Artificial chromosomes could be the future of gene therapy as it allows large amounts of DNA to be introduced into a cell without disrupting the existing genome. Researchers in Tottori University in Japan took an artificial chromosome containing the gene to correct a serious disease, put it in a stem cell, and transplanted it into a body. They are part of Japans 21st century COE (centers of excellence) program. Mitsuo Oshimura‘s team has now proved that the concept works by correcting a genetic defect in mouse stem cells. “It’s a significant step forward,” says Bruce Bunnell, who heads a competing group at Tulane University in New Orleans.

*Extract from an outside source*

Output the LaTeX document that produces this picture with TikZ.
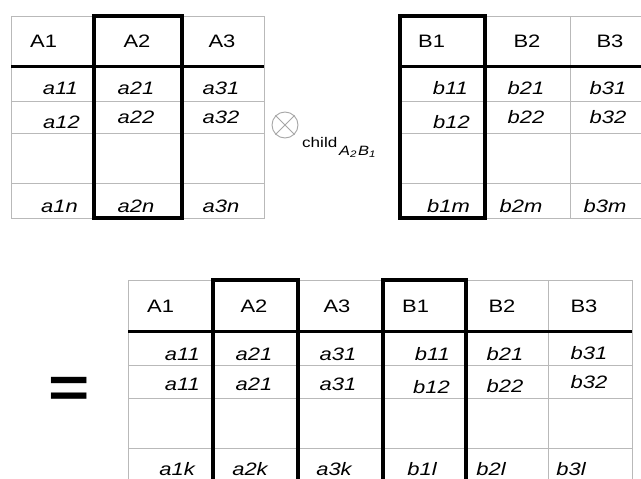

Artificial chromosomes can carry large amounts of DNA, even multiple genes, but don’t insert themselves into the existing genome. Instead, the artificial chromosomes sit inside the cell’s nucleus expressing their genes alongside the original genome.

Previously researchers at Chromos Molecular Systems of Burnaby in British Columbia, Canada, used artificial chromosomes to add an extra gene to cells grown in the lab, and showed that the gene functioned when the cells were transplanted into mice (New Scientist, 19 June 2004, p 10). Now, Oshimura has actually corrected a genetic defect in stem cells.

Oshimura’s team worked with stem cells from the testes of newborn mice in which the p53 gene had been knocked out – p53 makes a protein that prevents tumour growth. Adding an artificial chromosome carrying a copy of p53 restored production of the protein in the stem cells, and activated another gene that is normally controlled by p53.

At the same meeting, Chromos announced that its researchers have inserted artificial chromosomes into human embryonic stem cells. Company vice-president Harry Lebedur claims that Chromos’s chromosomes have the advantage that they can be more easily purified from the cell cultures in which they are grown and can be transferred to stem cells with greater efficiency. “Oshimura’s work, combined with ours, is paving the way for using artificial chromosomes as vectors for gene therapy,” he says.

There is much work to do before the technique is used in the clinic. For example, the chromosomes must be shown to be stable in stem cells over long periods.